A step pad lets you step through the values of a parameter by click dragging vertically or horizontally with the mouse. This control behaves very similarly to a knob with the difference that the visual representation is like a button (held or released).

This view works for any parameter (both Vst and Jmb) that is (or can be interpreted as) a discrete parameter.

In addition to the attributes exposed by CustomDiscreteControlView, this class exposes the following attributes:

Attribute Description
step-increment Value by which this pad will increment (positive) or decrement (negative) the parameter.
shift-step-increment Value by which this pad will increment (positive) or decrement (negative) the parameter when the shift key modifier is being held. This allows to have bigger steps (or smaller steps) when shift is used.
drag-factor Defines how many pixels the mouse needs to move to go through the range of values. The bigger this number the “slower” the value will change.
shift-drag-factor Defines how many pixels the mouse needs to move to go through the range of values when shift is being held. The bigger this number the “slower” the value will change.
held-color Color to use when the pad is held and no image is provided (note that the “released” color is simply the back color).
disabled-color When no image is provided and the control is disabled, this color is used instead.
pad-image The image to use to draw the pad (2 or 3 frames).
pad-image-has-disabled-state Flag to determine whether the image contains a disabled state (3 frames) or not (2 frames).
inverse Inverses the meaning of “held” and “released” in regards to drawing the view/image.
wrap Defines what happens when the value reaches its end of range after being incremented (resp. decremented). When set to true it will wrap around, otherwise it will remain at its max (resp. min)
positive-direction Defines the direction (up, down, left or right) in which the mouse needs to be dragged in order to increase the value. The opposite direction will decrease.

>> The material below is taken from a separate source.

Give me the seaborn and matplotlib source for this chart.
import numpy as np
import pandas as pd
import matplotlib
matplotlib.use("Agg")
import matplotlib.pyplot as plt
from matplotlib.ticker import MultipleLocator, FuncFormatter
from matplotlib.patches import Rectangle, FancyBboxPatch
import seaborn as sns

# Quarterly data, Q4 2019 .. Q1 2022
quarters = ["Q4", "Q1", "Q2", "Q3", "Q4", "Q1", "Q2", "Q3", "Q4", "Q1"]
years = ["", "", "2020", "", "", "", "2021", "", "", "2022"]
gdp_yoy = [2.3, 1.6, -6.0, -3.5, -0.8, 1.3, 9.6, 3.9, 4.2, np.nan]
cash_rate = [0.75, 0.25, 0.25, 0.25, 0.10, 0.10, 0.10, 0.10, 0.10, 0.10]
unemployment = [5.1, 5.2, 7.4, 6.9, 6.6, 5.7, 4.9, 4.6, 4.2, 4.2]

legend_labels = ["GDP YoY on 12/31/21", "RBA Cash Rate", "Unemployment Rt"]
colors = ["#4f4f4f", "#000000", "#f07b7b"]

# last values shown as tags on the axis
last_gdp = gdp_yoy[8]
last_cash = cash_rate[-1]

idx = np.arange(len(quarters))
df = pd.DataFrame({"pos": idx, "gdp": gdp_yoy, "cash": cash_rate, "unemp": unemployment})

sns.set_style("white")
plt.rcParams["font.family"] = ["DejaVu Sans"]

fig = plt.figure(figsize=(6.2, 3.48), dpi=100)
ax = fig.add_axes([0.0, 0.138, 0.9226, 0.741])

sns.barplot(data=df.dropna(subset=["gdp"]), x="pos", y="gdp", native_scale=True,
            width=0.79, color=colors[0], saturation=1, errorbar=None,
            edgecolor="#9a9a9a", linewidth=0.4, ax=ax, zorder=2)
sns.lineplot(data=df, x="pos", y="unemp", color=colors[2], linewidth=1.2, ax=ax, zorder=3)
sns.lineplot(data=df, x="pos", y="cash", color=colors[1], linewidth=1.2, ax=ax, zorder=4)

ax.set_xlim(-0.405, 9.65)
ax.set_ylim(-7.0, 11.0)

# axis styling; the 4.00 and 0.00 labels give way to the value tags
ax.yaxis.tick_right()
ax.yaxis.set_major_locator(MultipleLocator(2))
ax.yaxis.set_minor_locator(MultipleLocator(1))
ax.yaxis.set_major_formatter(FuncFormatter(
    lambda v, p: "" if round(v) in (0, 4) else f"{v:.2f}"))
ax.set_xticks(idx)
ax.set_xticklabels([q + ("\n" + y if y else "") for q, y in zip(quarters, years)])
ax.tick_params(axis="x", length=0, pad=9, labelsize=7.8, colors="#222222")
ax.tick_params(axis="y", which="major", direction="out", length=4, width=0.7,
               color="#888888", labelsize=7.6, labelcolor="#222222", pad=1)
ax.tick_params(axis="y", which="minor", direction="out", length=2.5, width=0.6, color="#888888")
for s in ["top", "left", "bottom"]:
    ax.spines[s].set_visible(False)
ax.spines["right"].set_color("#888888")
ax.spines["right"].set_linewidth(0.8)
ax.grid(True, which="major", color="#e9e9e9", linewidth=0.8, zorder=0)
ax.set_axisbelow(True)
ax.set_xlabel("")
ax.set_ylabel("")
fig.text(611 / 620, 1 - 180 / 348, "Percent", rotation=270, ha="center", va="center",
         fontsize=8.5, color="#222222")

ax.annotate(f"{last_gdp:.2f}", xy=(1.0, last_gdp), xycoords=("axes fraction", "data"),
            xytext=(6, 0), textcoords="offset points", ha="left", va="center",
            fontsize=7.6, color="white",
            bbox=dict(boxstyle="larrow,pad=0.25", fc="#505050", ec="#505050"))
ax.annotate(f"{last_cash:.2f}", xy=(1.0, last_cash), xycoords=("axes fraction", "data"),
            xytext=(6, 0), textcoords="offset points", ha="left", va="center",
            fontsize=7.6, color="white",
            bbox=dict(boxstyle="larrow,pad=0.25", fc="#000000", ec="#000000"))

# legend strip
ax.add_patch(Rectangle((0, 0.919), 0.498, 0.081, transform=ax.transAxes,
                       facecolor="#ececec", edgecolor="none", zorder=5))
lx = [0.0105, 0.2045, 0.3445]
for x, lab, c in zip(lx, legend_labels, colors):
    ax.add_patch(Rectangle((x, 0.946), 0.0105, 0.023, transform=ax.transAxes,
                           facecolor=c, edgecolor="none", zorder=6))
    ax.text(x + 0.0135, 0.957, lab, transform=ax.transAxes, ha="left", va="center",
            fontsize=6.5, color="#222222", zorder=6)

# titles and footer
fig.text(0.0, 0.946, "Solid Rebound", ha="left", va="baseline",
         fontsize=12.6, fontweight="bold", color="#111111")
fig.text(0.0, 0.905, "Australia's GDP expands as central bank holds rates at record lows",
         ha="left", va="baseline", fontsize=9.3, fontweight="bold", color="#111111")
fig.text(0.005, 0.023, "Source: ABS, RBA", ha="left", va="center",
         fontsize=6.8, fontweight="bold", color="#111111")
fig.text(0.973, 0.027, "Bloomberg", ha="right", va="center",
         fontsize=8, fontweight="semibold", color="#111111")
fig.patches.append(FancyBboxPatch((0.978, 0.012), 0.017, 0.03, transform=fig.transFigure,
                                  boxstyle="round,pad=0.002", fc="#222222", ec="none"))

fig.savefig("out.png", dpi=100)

The image above shows an example of a vst parameter representing a number of slices which can vary between 1.0 and 64.0. A ParamDisplayView shows the actual number. Since a ParamDisplayView does not do anything on its own, a StepPadView is layered on top of it to add the click and drag behavior. The back-color is set to fully transparent so that when not clicked, the ParamDisplayView is shown, thus revealing the number of slices. The held-color is set to a transparent shade of the green used by the LCD screen so that, a) you can still see the number below, and b) there is a visual feedback that something is happening when you click.

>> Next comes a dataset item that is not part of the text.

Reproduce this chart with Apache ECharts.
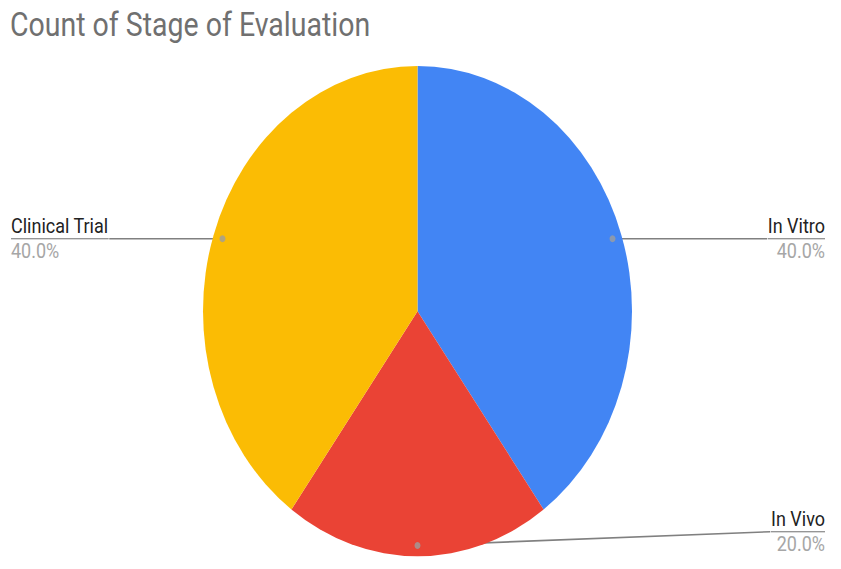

The XML defining the display (number) and transparent pad (Source)

<view back-color="~ TransparentCColor" class="jamba::ParamDisplay" control-tag="Param_NumSlices" font="~ NormalFontSmaller" font-color="LCD Foreground" origin="533, 18" size="39, 18" .../>
<view back-color="~ TransparentCColor" class="jamba::StepPad" control-tag="Param_NumSlices" drag-factor="100" held-color="LCD Active" origin="531, 18" positive-direction="up" shift-drag-factor="10000" shift-step-increment="1" size="40, 18" step-count="63000" step-increment="125" wrap="false" .../>
  • Note how the pad is layered on top of the display (origin and size overlapping).
  • Note how the number of slices is not a discrete parameter but is being interpreted as one with 63000 steps with a step increment of 125 and a shift step increment of 1 (which will make the number of slices change a lot slower)

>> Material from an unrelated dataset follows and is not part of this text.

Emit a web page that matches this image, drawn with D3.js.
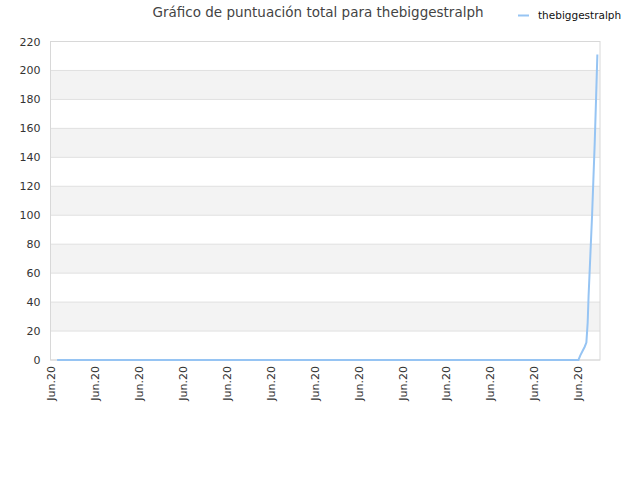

The vst param is defined this way (Source)

struct NumSlice
  using real_type = double;
  using int_type = int32;

  NumSlice() = default;
  explicit NumSlice(real_type iValue) : fRealValue{iValue}, fIntValue{static_cast<int_type>(std::ceil(iValue))} {}
  constexpr explicit NumSlice(int_type iValue) : fRealValue{static_cast<real_type>(iValue)}, fIntValue{iValue} {}

  constexpr real_type realValue() const { return fRealValue; }
  constexpr int_type intValue() const { return fIntValue; }

  real_type fRealValue{};
  int_type fIntValue{};

// NumSlicesParamConverter: Number of slices is between 1 and NUM_SLICES
// mapping [0.0, 1.0] to [1.0, NUM_SLICES]
class NumSlicesParamConverter : public IParamConverter<NumSlice>
  inline ParamValue normalize(ParamType const &iValue) const override
    return Utils::mapValueDP(iValue.realValue(), 1, NUM_SLICES, 0.0, 1.0);

  inline ParamType denormalize(ParamValue iNormalizedValue) const override
    return NumSlice{Utils::mapValueDP(iNormalizedValue, 0.0, 1.0, 1.0, NUM_SLICES)};

  inline void toString(ParamType const &iValue, String128 oString, int32 /* iPrecision */) const override
    Steinberg::UString wrapper(oString, str16BufferSize (String128));
    wrapper.printFloat(iValue.realValue(), 2);

The vst param is initialized this way (Source)

  // the number of slices the sample will be split into
  fNumSlices =
    vst<NumSlicesParamConverter>(ESampleSplitterParamID::kNumSlices, STR16("Num Slices"))